Fed Put Incoming?

With the Fed expected to deliver another 75bps rate hike this week to quell the inflationary shitstorm they unleashed out of Pandora’s Box, investors are betting that the Fed will capitulate and reverse course shortly thereafter. Analysts are estimating that the Fed will eventually normalize ~3.3% EFFR, only to begin cutting rates back down to 2.5% by mid-2024. While the jury is still out as to whether or not we are in a “real recession” we are clearly seeing a decline in economic growth, waning consumer confidence, and inflation at 40 year highs. With that being said, the Fed will absolutely not hesitate to reverse course and save the economy by reducing rates…or maybe they won’t?

Historically speaking, the last three recessions saw the Fed step in and invoke some type of interest rate reduction and/or quantitative easing initiative. As a side bar, let’s just pour one out for the most epic bull run in the history of the universe which came as a direct result of QE4. Gone, but never forgotten. Anyways, it’s hard to imagine that the Fed will resume QE programs after they have basically created the largest asset bubble ever known to man (virtually in every asset class). However, it is entirely possible, and rather likely, that the Fed will begin to reduce rates after just making it into the mid 3% EFFR range. Amazing, I know.
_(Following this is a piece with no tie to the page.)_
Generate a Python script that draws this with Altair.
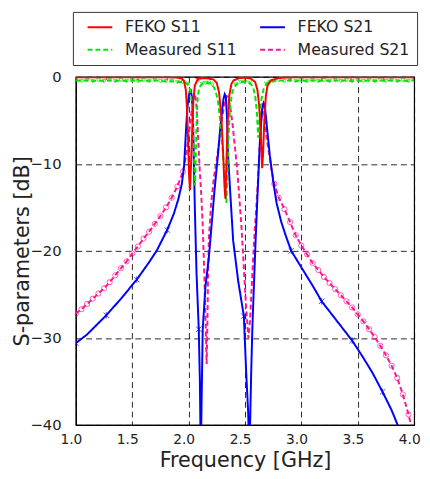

For reference, the Fed aggressively cut rates in the last 3 recessions. During the DotCom bubble, the Fed cut rates by 475bps, to which stocks were finally able to rebound. And again in 2008, the Fed cut rates by over 500bps AND backstopped the banks in order to save the entire global economy from evaporating into thin air. And obviously, in March of 2020, the Fed instituted ZIRP, while simultaneously backstopping the corporate bond market DIRECTLY, and then continued asset purchases throughout all of 2021 and somewhat into 2022. You gotta love it. Powell is an absolute dog and I love it.

Update - The FED Ends The $6 Trillion QE4 And Hikes Rates: How The Markets  May React | Seeking Alpha
Federal Reserve Balance Sheet & SPX (source: seekingalpha.com)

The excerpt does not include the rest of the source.